- STATED PROBLEM -
Starting with the first line of the listing, quote each line exactly until and including the one with "import plotly.graph_objects as go", leaving pictures out.
═══ MATERIAL SHOWN
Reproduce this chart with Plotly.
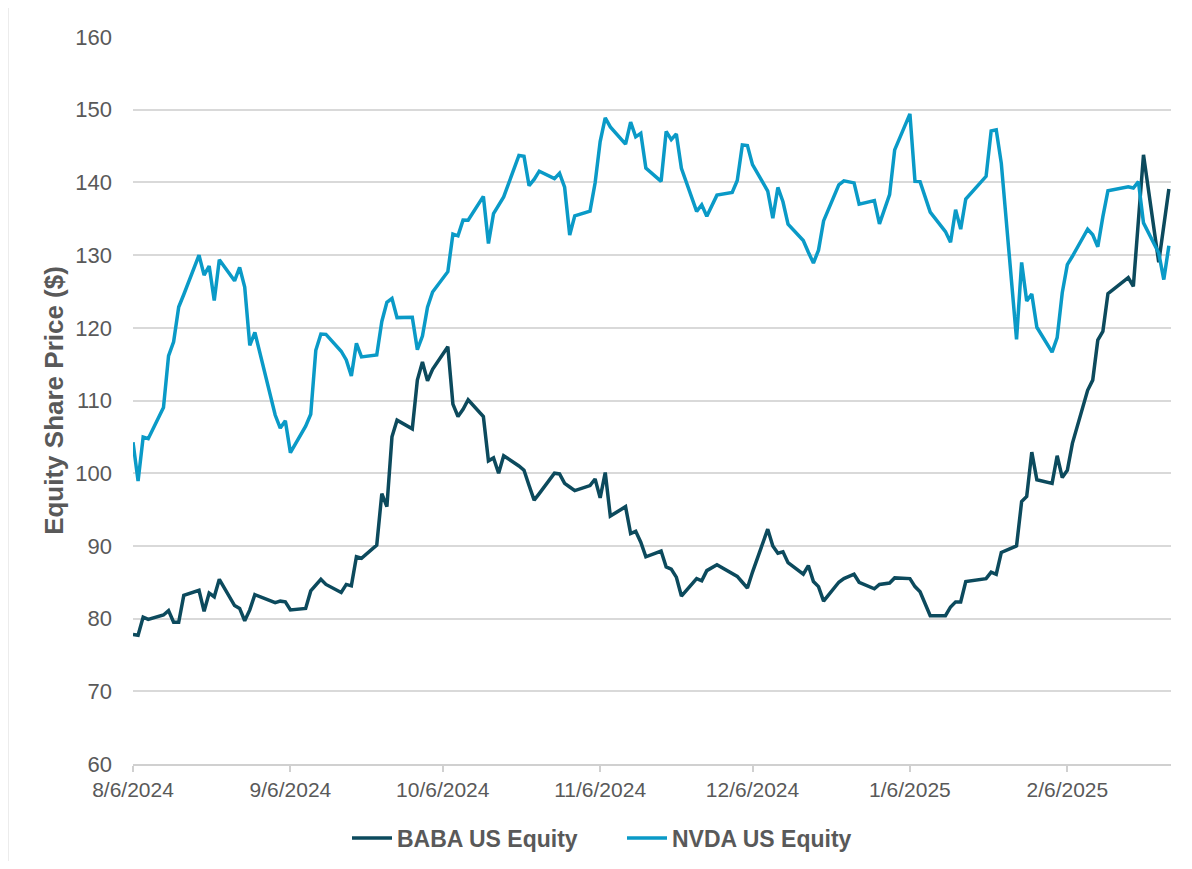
import plotly.graph_objects as go

dates = [
    "2024-08-06","2024-08-07","2024-08-08","2024-08-09","2024-08-12","2024-08-13","2024-08-14","2024-08-15","2024-08-16",
    "2024-08-19","2024-08-20","2024-08-21","2024-08-22","2024-08-23","2024-08-26","2024-08-27","2024-08-28","2024-08-29","2024-08-30",
    "2024-09-03","2024-09-04","2024-09-05","2024-09-06","2024-09-09","2024-09-10","2024-09-11","2024-09-12","2024-09-13",
    "2024-09-16","2024-09-17","2024-09-18","2024-09-19","2024-09-20","2024-09-23","2024-09-24","2024-09-25","2024-09-26","2024-09-27","2024-09-30",
    "2024-10-01","2024-10-02","2024-10-03","2024-10-04","2024-10-07","2024-10-08","2024-10-09","2024-10-10","2024-10-11",
    "2024-10-14","2024-10-15","2024-10-16","2024-10-17","2024-10-18","2024-10-21","2024-10-22","2024-10-23","2024-10-24","2024-10-25",
    "2024-10-28","2024-10-29","2024-10-30","2024-10-31",
    "2024-11-01","2024-11-04","2024-11-05","2024-11-06","2024-11-07","2024-11-08","2024-11-11","2024-11-12","2024-11-13","2024-11-14","2024-11-15",
    "2024-11-18","2024-11-19","2024-11-20","2024-11-21","2024-11-22","2024-11-25","2024-11-26","2024-11-27","2024-11-29",
    "2024-12-02","2024-12-03","2024-12-04","2024-12-05","2024-12-06","2024-12-09","2024-12-10","2024-12-11","2024-12-12","2024-12-13",
    "2024-12-16","2024-12-17","2024-12-18","2024-12-19","2024-12-20","2024-12-23","2024-12-24","2024-12-26","2024-12-27","2024-12-30","2024-12-31",
    "2025-01-02","2025-01-03","2025-01-06","2025-01-07","2025-01-08","2025-01-10","2025-01-13","2025-01-14","2025-01-15","2025-01-16","2025-01-17",
    "2025-01-21","2025-01-22","2025-01-23","2025-01-24","2025-01-27","2025-01-28","2025-01-29","2025-01-30","2025-01-31",
    "2025-02-03","2025-02-04","2025-02-05","2025-02-06","2025-02-07","2025-02-10","2025-02-11","2025-02-12","2025-02-13","2025-02-14",
    "2025-02-18","2025-02-19","2025-02-20","2025-02-21","2025-02-24","2025-02-25","2025-02-26",
]

baba = [
    77.8, 77.7, 80.2, 79.9, 80.5, 81.1, 79.5, 79.5, 83.2, 83.9, 81.0, 83.5, 83.0, 85.4, 81.8, 81.4, 79.7, 81.2, 83.3,
    82.2, 82.4, 82.3, 81.2, 81.4, 83.8, 84.6, 85.4, 84.7, 83.6, 84.7, 84.5, 88.5, 88.3, 90.1, 97.2, 95.4, 105.0, 107.3, 106.1,
    112.8, 115.3, 112.7, 114.3, 117.4, 109.5, 107.8, 108.8, 110.1, 107.8, 101.7, 102.1, 100.0, 102.4, 101.0, 100.4, 98.3, 96.3, 97.2,
    100.0, 99.9, 98.6, 98.1,
    97.6, 98.3, 99.2, 96.6, 100.1, 94.1, 95.4, 91.7, 92.0, 90.5, 88.5, 89.3, 87.1, 86.8, 85.7, 83.1, 85.5, 85.2, 86.6, 87.4,
    86.1, 85.8, 85.0, 84.2, 86.4, 92.3, 90.0, 89.0, 89.2, 87.7, 86.1, 87.3, 85.1, 84.4, 82.4, 85.0, 85.5, 86.1, 85.0, 84.1, 84.7,
    84.9, 85.6, 85.5, 84.4, 83.7, 80.4, 80.4, 81.6, 82.3, 82.3, 85.1, 85.5, 86.4, 86.1, 89.1, 90.0, 96.1, 96.8, 102.9, 99.1,
    98.6, 102.4, 99.4, 100.4, 104.1, 111.4, 112.8, 118.3, 119.5, 124.7, 126.9, 125.7, 134.8, 143.8, 129.0, 134.0, 139.1,
]

nvda = [
    104.25, 98.91, 104.97, 104.75, 109.02, 116.14, 118.08, 122.86, 124.58, 130.00, 127.25, 128.50, 123.74, 129.37, 126.46, 128.30, 125.61, 117.59, 119.37,
    108.00, 106.21, 107.21, 102.83, 106.47, 108.10, 116.91, 119.14, 119.10, 116.78, 115.59, 113.37, 117.87, 116.00, 116.26, 120.87, 123.51, 124.04, 121.40, 121.44,
    117.00, 118.85, 122.85, 124.92, 127.72, 132.89, 132.65, 134.81, 134.80, 138.07, 131.60, 135.72, 136.93, 138.00, 143.71, 143.59, 139.56, 140.41, 141.54,
    140.52, 141.25, 139.34, 132.76,
    135.40, 136.05, 139.91, 145.61, 148.88, 147.63, 145.26, 148.29, 146.27, 146.76, 141.98, 140.15, 147.01, 145.89, 146.67, 141.95, 136.02, 136.92, 135.34, 138.25,
    138.63, 140.26, 145.14, 145.06, 142.44, 138.81, 135.07, 139.31, 137.34, 134.25, 132.00, 130.39, 128.91, 130.68, 134.70, 139.67, 140.22, 139.93, 137.01, 137.49, 134.29,
    138.31, 144.47, 149.43, 140.14, 140.11, 135.91, 133.23, 131.76, 136.24, 133.57, 137.71, 140.83, 147.07, 147.22, 142.62, 118.42, 128.99, 123.70, 124.65, 120.07,
    116.66, 118.65, 124.83, 128.68, 129.84, 133.57, 132.80, 131.14, 135.29, 138.85, 139.40, 139.23, 140.11, 134.43, 130.28, 126.63, 131.28,
]

tick_dates = ["2024-08-06", "2024-09-06", "2024-10-06", "2024-11-06", "2024-12-06", "2025-01-06", "2025-02-06"]
tick_labels = ["8/6/2024", "9/6/2024", "10/6/2024", "11/6/2024", "12/6/2024", "1/6/2025", "2/6/2025"]
y_ticks = [60, 70, 80, 90, 100, 110, 120, 130, 140, 150, 160]

FONT = "Liberation Sans, Arial, sans-serif"
GRAY = "#595959"

fig = go.Figure()
fig.add_trace(go.Scatter(x=dates, y=baba, mode="lines", name="BABA US Equity",
                         line=dict(color="#0c4a5d", width=3.5)))
fig.add_trace(go.Scatter(x=dates, y=nvda, mode="lines", name="NVDA US Equity",
                         line=dict(color="#0a9ac7", width=3.5)))

# page body has an 8px offset; screen plot area: left 133, top 37, 1038 x 727
OFF = 8
SL, ST, PW, PH = 133, 37, 1038, 727
W, H = 1176, 853
L, T = SL - OFF, ST - OFF
R = W - L - PW
B = H - T - PH

def px(sx):
    return (sx - SL) / PW

def py(sy):
    return (ST + PH - sy) / PH

fig.update_layout(
    width=W, height=H,
    margin=dict(l=L, r=R, t=T, b=B, autoexpand=False),
    paper_bgcolor="white", plot_bgcolor="white",
    font=dict(family=FONT, color=GRAY, size=21),
    showlegend=True,
    legend=dict(orientation="h", x=px(622), xanchor="center", y=py(838), yanchor="middle",
                font=dict(family=FONT, size=23, color=GRAY, weight="bold"),
                bgcolor="rgba(0,0,0,0)", entrywidth=220, entrywidthmode="pixels",
                itemwidth=40, traceorder="normal"),
    xaxis=dict(type="date", range=["2024-08-06", "2025-02-26 10:00"],
               tickvals=tick_dates, ticktext=tick_labels,
               showgrid=False, zeroline=False,
               showline=True, linecolor="#d0d0d0", linewidth=1.5,
               ticks="outside", ticklen=6, tickcolor="#d0d0d0", tickwidth=1.5,
               tickfont=dict(family=FONT, size=21, color=GRAY)),
    yaxis=dict(range=[60, 160], tickvals=y_ticks,
               showgrid=True, gridcolor="#d9d9d9", gridwidth=1.5,
               zeroline=False, showline=False, ticks="",
               ticklabelstandoff=20,
               tickfont=dict(family=FONT, size=22, color=GRAY),
               title=dict(text="Equity Share Price ($)", standoff=4,
                          font=dict(family=FONT, size=26, color=GRAY, weight="bold"))),
    shapes=[dict(type="rect", xref="paper", yref="paper",
                 x0=px(8), x1=px(1186),
                 y0=py(862), y1=py(7),
                 line=dict(color="#d9d9d9", width=1), fillcolor="rgba(0,0,0,0)", layer="below")],
)

fig.write_html("out.html")
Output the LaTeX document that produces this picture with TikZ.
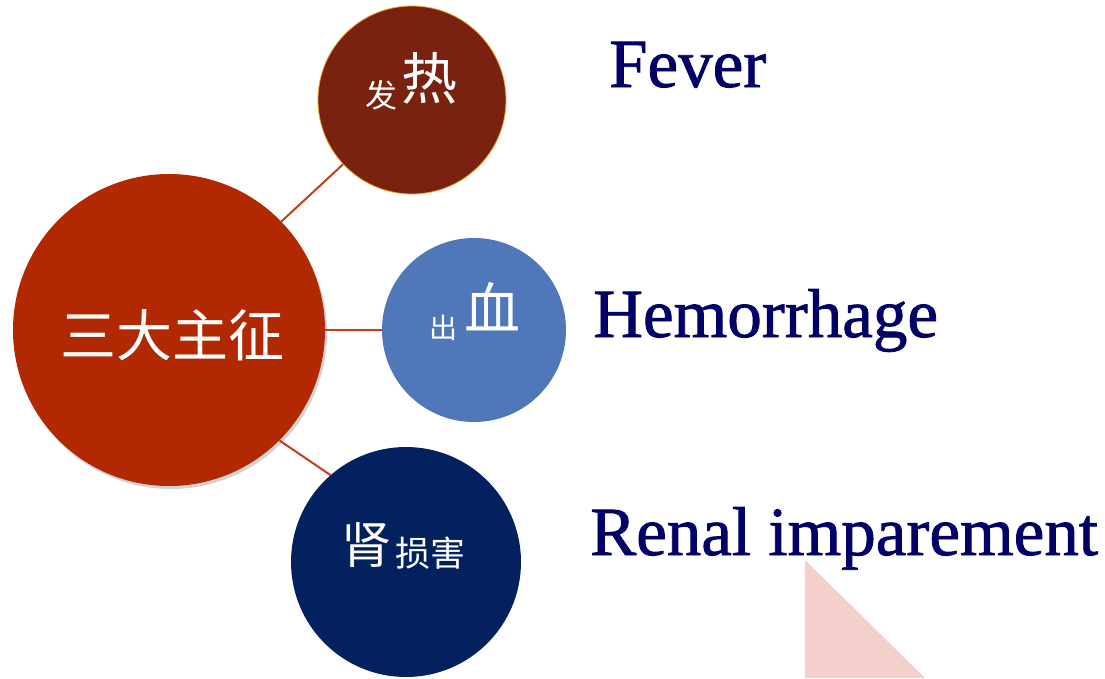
══════
- OUTPUT FOR THIS EXERCISE -
Reproduce this chart with Plotly.
import plotly.graph_objects as go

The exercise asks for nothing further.